Alpine had one of the stronger development rates in the field through the 2022 F1 season, in terms of both frequency of parts arriving and them working as expected.

But it was slightly hamstrung by having been one of the few teams to adequately predict the new rules’ porpoising problem. It designed its 2022 car with alleviating that in mind, meaning a stronger floor that had weight implications and a focus on preventing the aerodynamic performance being too peaky.

That meant a consistent and driveable car, but one that could potentially have had greater highs, was never quite light enough and which was hurt when the rule tweak to allow floor stays on the eve of the opener took away some of its advantage over those less prepared and meant one of its first upgrade efforts had to be adapting around the stays.

Asked by The Race if Alpine had allowed itself to be more aggressive with its design this time around, Harman said he’d characterise the comparison between the 2022 and ’23 approaches slightly differently.

Alpine F1 2023 car

“I think we were aggressive, we just went for a particular characteristic and we’ve lifted the bar on that particular characteristic, now we know more,” he said.

“We shouldn’t forget that characteristic allowed us to avoid some of the issues that some of the other teams had with bouncing and porpoising but now I think we understand more about that ourselves, we’ve got tools that are correlated and allow us to understand that phenomena, we’re allowed to push a little bit harder into it without any fear – so, yeah, we’ve been more aggressive.”

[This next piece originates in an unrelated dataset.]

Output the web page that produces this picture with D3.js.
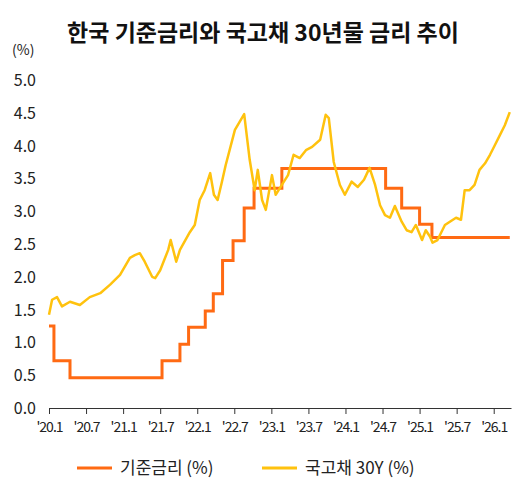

Alpine’s launch came at the end of a week that had featured notable positivity from Ferrari and Aston Martin at their equivalent events, but deliberate downplaying of expectations from McLaren.

Asked by The Race how he’d characterise Alpine’s stance abouts its winter, Harman replied: “We’re very confident that we’ve achieved the targets we’ve set ourselves.

“I prefer to be a little bit coy in these situations because you never really know what everyone else has done. We all know that, we’ve been doing this long enough.

“We’re happy with our own targets, we’ve set ourselves some aggressive targets and we’ve met them.

“I’m confident that others might have done a better job than us but I think we’ve done the best job we could have done with the tools we had and that’s why, as a team, we’re building for the future.

“That’s why we’ve got our 100-race plan and a mountain to climb so we can get to the point where we’ve got the tools that are a match for our competitors, so we can actually start raising our targets and hitting them.”